New Rega Drone Flies And Searches Autonomously

Equipped With Thermal And Other Sensors To Assist In SAR

Rega presented a new type of aircraft for searching for missing persons at its recent annual Media conference. The newly developed Rega drone can autonomously scan large search areas and is equipped with various sensors, such as a thermal camera. As a result, in future, Rega will have at its disposal an additional device to help it search for people in distress.

Over the last year and a half, Rega has been working on its own drone project. In future, the Rega drone is to be deployed on missions to search for missing, injured or ill persons to supplement the conventional resources - for example, if the helicopter has to remain on the ground due to poor visibility. Such missions are performed in close collaboration with other rescue partners, in particular the police. Further comprehensive test flights are necessary before the drone system can be used in search operations as from 2020.

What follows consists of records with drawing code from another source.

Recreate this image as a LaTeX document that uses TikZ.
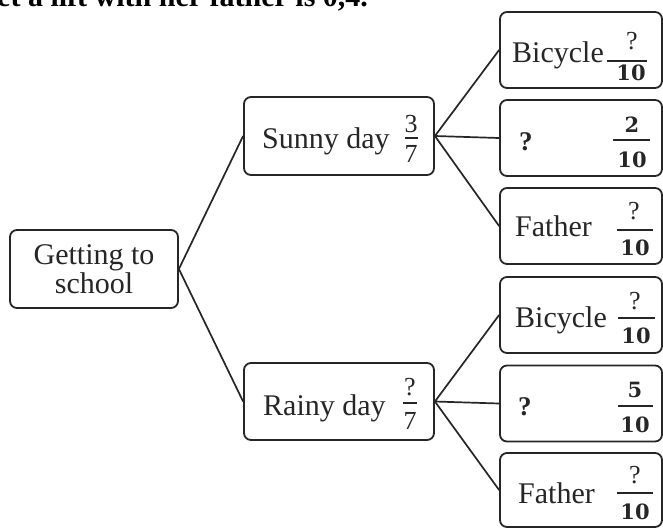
\documentclass[tikz,border=0pt]{standalone}
\usepackage{fontspec}
\setmainfont{Liberation Serif}
\newfontfamily\numfont{DejaVu Serif}
\begin{document}
\begin{tikzpicture}[x=1pt,y=-1pt,
  box/.style={draw=black!85, line width=1.8pt, rounded corners=7pt, inner sep=0pt},
  conn/.style={draw=black!85, line width=1.7pt},
  word/.style={inner sep=0pt, anchor=base west, text=black!85, font=\fontsize{30}{30}\selectfont},
  qmark/.style={inner sep=0pt, anchor=base west, text=black!85, font=\fontsize{27}{27}\selectfont\bfseries},
  fnum/.style={inner sep=0pt, text=black!85, font=\fontsize{26}{26}\selectfont},
  bnum/.style={inner sep=0pt, text=black!85, font=\fontsize{21}{21}\selectfont\numfont\bfseries},
  fbar/.style={draw=black!85, line width=2pt},
  intro/.style={inner sep=0pt, anchor=base west, text=black, font=\fontsize{30}{30}\selectfont\bfseries}]
\useasboundingbox (0,0) rectangle (663,528);
\fill[white] (0,0) rectangle (663,528);

% cropped line of text at the top
\node[intro] (introtext) at (-3,6) {et a lift with her father is 0,4.};

% boxes
\node[box, minimum width=168pt, minimum height=78pt, align=center,
      text=black!85, font=\fontsize{30}{29}\selectfont] (start) at (94,269) {Getting to\\school};
\node[box, minimum width=190pt, minimum height=78pt] (sunny) at (339,136) {};
\node[box, minimum width=190pt, minimum height=77pt] (rainy) at (339,401.5) {};
\node[box, minimum width=162pt, minimum height=76pt] (s1) at (581,50) {};
\node[box, minimum width=162pt, minimum height=76pt] (s2) at (581,138) {};
\node[box, minimum width=162pt, minimum height=76pt] (s3) at (581,226) {};
\node[box, minimum width=162pt, minimum height=76pt] (r1) at (581,315) {};
\node[box, minimum width=162pt, minimum height=76pt] (r2) at (581,403.5) {};
\node[box, minimum width=162pt, minimum height=74pt] (r3) at (581,490) {};

% connectors
\draw[conn] (start.east) -- (sunny.west);
\draw[conn] (start.east) -- (rainy.west);
\draw[conn] (sunny.east) -- (s1.west);
\draw[conn] (sunny.east) -- (s2.west);
\draw[conn] (sunny.east) -- (s3.west);
\draw[conn] (rainy.east) -- (r1.west);
\draw[conn] (rainy.east) -- (r2.west);
\draw[conn] (rainy.east) -- (r3.west);

% sunny day
\node[word] (sunnytext) at (262,148) {Sunny day};
\node[fnum] (sunnynum) at (411,124.5) {3};
\draw[fbar] (405,138) -- (418,138);
\node[fnum] (sunnyden) at (411,153.5) {7};

% rainy day
\node[word] (rainytext) at (263,415) {Rainy day};
\node[fnum] (rainynum) at (410,387.5) {?};
\draw[fbar] (403,403) -- (417,403);
\node[fnum] (rainyden) at (410,421) {7};

% sunny outcomes
\node[word] (s1text) at (512,62) {Bicycle};
\node[fnum] (s1num) at (632,41) {?};
\draw[fbar] (607,61) -- (647,61);
\node[bnum] (s1den) at (631,72.5) {10};

\node[qmark] (s2text) at (519,150) {?};
\node[bnum] (s2num) at (632,125) {2};
\draw[fbar] (613,140) -- (650,140);
\node[bnum] (s2den) at (632,160) {10};

\node[word] (s3text) at (515,236) {Father};
\node[fnum] (s3num) at (634,211.5) {?};
\draw[fbar] (617,230) -- (653,230);
\node[bnum] (s3den) at (635,247.5) {10};

% rainy outcomes
\node[word] (r1text) at (515,327) {Bicycle};
\node[fnum] (r1num) at (635,301.5) {?};
\draw[fbar] (618,318) -- (655,318);
\node[bnum] (r1den) at (636,335.5) {10};

\node[qmark] (r2text) at (518,415) {?};
\node[bnum] (r2num) at (635,389.5) {5};
\draw[fbar] (618,406) -- (653,406);
\node[bnum] (r2den) at (635,424.5) {10};

\node[word] (r3text) at (518,503) {Father};
\node[fnum] (r3num) at (635,475) {?};
\draw[fbar] (617,493) -- (653,493);
\node[bnum] (r3den) at (635,511.5) {10};
\end{tikzpicture}
\end{document}
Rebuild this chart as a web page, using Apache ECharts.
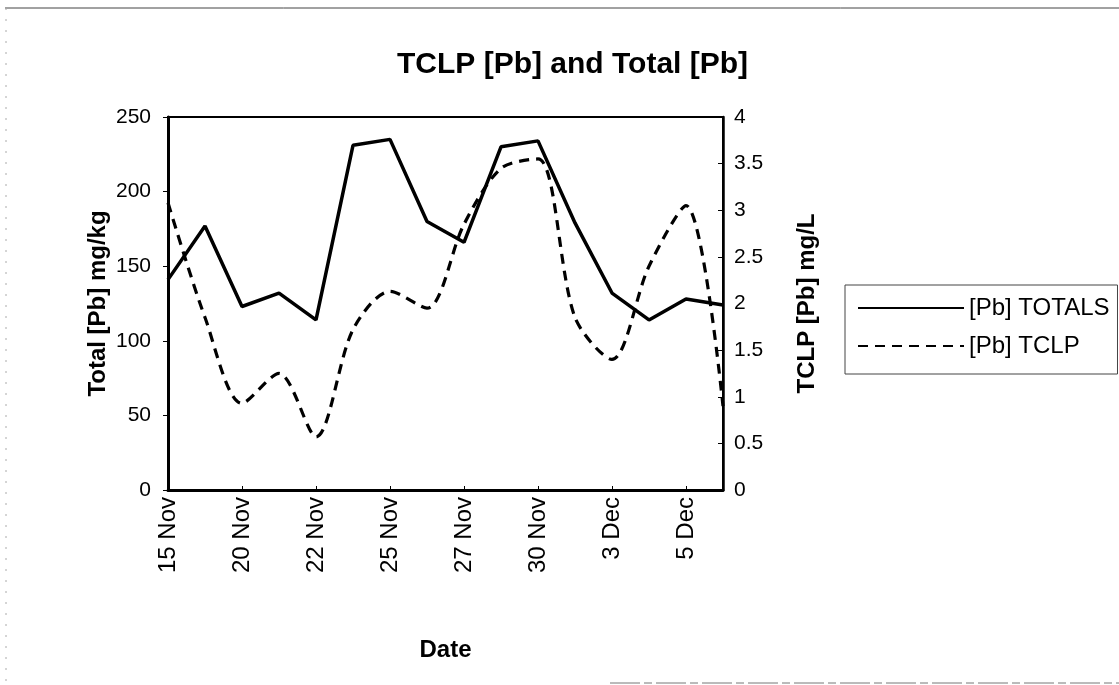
<!DOCTYPE html>
<html>
<head>
<meta charset="utf-8">
<title>TCLP [Pb] and Total [Pb]</title>
<script src="https://cdn.jsdelivr.net/npm/echarts@6/dist/echarts.min.js"></script>
<style>
  html, body { margin: 0; padding: 0; background: #fff; }
  #chart { width: 1119px; height: 685px; }
</style>
</head>
<body>
<div id="chart"></div>
<script>
// Sampling dates (every other one is labelled on the axis)
const dates = ['15 Nov', '18 Nov', '20 Nov', '21 Nov', '22 Nov', '23 Nov', '25 Nov', '26 Nov',
               '27 Nov', '29 Nov', '30 Nov', '1 Dec', '3 Dec', '4 Dec', '5 Dec', '6 Dec'];

// Total lead, mg/kg (left axis)
const totalPb = [141, 177, 123, 132, 114, 231, 235, 180, 166, 230, 234, 179, 132, 114, 128, 124];

// TCLP lead, mg/L (right axis)
const tclpPb = [3.08, 1.85, 0.93, 1.25, 0.57, 1.72, 2.13, 1.95, 2.85, 3.45, 3.55, 1.85, 1.4, 2.4, 3.05, 0.9];

const FONT = '"Liberation Sans", Arial, sans-serif';

const chart = echarts.init(document.getElementById('chart'), null, { renderer: 'canvas' });

chart.setOption({
  backgroundColor: '#fff',
  animation: false,
  title: {
    text: 'TCLP [Pb] and Total [Pb]',
    left: 397,
    top: 50,
    padding: 0,
    textStyle: { fontFamily: FONT, fontSize: 30, fontWeight: 'bold', color: '#000' }
  },
  legend: {
    orient: 'vertical',
    left: 845,
    top: 285,
    padding: [11, 8, 16, 12],
    itemGap: 14,
    itemWidth: 106,
    itemHeight: 14,
    backgroundColor: '#fff',
    borderColor: '#444',
    borderWidth: 1,
    // legend keys are plain line samples, no markers
    itemStyle: { opacity: 0 },
    textStyle: { fontFamily: FONT, fontSize: 24, color: '#000' },
    data: ['[Pb] TOTALS', '[Pb] TCLP']
  },
  grid: {
    left: 168,
    right: 396,
    top: 117,
    bottom: 195,
    show: true,
    borderColor: '#000',
    borderWidth: 2,
    backgroundColor: '#fff'
  },
  xAxis: {
    type: 'category',
    data: dates,
    boundaryGap: false,
    name: 'Date',
    nameLocation: 'middle',
    nameGap: 148,
    nameTextStyle: { fontFamily: FONT, fontSize: 24, fontWeight: 'bold', color: '#000' },
    axisLine: { lineStyle: { color: '#000', width: 3 } },
    axisTick: { show: true, inside: true, length: 4, interval: 1, lineStyle: { color: '#000', width: 1 } },
    axisLabel: {
      interval: 1,
      rotate: 90,
      margin: 7,
      fontFamily: FONT,
      fontSize: 24,
      color: '#000'
    },
    splitLine: { show: false }
  },
  yAxis: [
    {
      type: 'value',
      position: 'left',
      min: 0,
      max: 250,
      interval: 50,
      name: 'Total [Pb] mg/kg',
      nameLocation: 'middle',
      nameGap: 58,
      nameTextStyle: { fontFamily: FONT, fontSize: 24, fontWeight: 'bold', color: '#000' },
      axisLine: { show: true, lineStyle: { color: '#000', width: 3 } },
      axisTick: { show: true, length: 5, lineStyle: { color: '#000', width: 1 } },
      axisLabel: { margin: 17, fontFamily: FONT, fontSize: 21, color: '#000' },
      splitLine: { show: false }
    },
    {
      type: 'value',
      position: 'right',
      min: 0,
      max: 4,
      interval: 0.5,
      name: 'TCLP [Pb] mg/L',
      nameLocation: 'middle',
      nameGap: 72,
      nameTextStyle: { fontFamily: FONT, fontSize: 24, fontWeight: 'bold', color: '#000' },
      axisLine: { show: true, lineStyle: { color: '#000', width: 2.5 } },
      axisTick: { show: true, inside: true, length: 5, lineStyle: { color: '#000', width: 1 } },
      axisLabel: { margin: 11, fontFamily: FONT, fontSize: 21, color: '#000' },
      splitLine: { show: false }
    }
  ],
  series: [
    {
      name: '[Pb] TOTALS',
      type: 'line',
      yAxisIndex: 0,
      data: totalPb,
      symbol: 'none',
      lineStyle: { color: '#000', width: 3.5, type: 'solid' },
      itemStyle: { color: '#000' },
      z: 3
    },
    {
      name: '[Pb] TCLP',
      type: 'line',
      yAxisIndex: 1,
      data: tclpPb,
      symbol: 'none',
      smooth: 0.3,
      lineStyle: { color: '#000', width: 3.2, type: [10, 7] },
      itemStyle: { color: '#000' },
      z: 2
    }
  ],
  graphic: [
    // faint outer frame of the chart sheet
    { type: 'line', shape: { x1: 5, y1: 8, x2: 1119, y2: 8 }, style: { stroke: '#444', lineWidth: 1 }, silent: true },
    { type: 'line', shape: { x1: 6, y1: 8, x2: 6, y2: 685 }, style: { stroke: '#aaa', lineWidth: 1, lineDash: [2, 9] }, silent: true },
    { type: 'line', shape: { x1: 610, y1: 683, x2: 1119, y2: 683 }, style: { stroke: '#777', lineWidth: 1, lineDash: [30, 4, 8, 4] }, silent: true }
  ]
});
</script>
</body>
</html>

"Ever since it was founded, Rega has continually used cutting-edge technology to further improve air rescue and to come to the aid of even more people in distress", says Rega CEO Ernst Kohler. "I am confident that the Rega drone will expand our scope of operations even further." When developing the drone system, Rega was able to draw on its decades of experience in conducting countless search missions. In the last year alone, Rega searched for missing persons from the air on around 160 occasions because there was good reason to believe that a person needed help.

"We observed the development of drone technology from an early stage and were always convinced that drones could be of help in particular on search missions," says Head of Helicopter Operations Sascha Hardegger, who is in charge of the project. However, there is currently no drone system on the market that meets all of Rega's requirements. In particular, it is not possible to operate a relatively small, lightweight and flexible drone over a distance of several kilometres and for several hours without visual contact with the drone pilot. "As a result, we took the initiative and decided to develop a Rega drone ourselves in collaboration with suitable partners", says Hardegger. Rega has spent the last 18 months or so intensively working on its own drone project with the aim of making this additional operational device available for search missions in the very near future.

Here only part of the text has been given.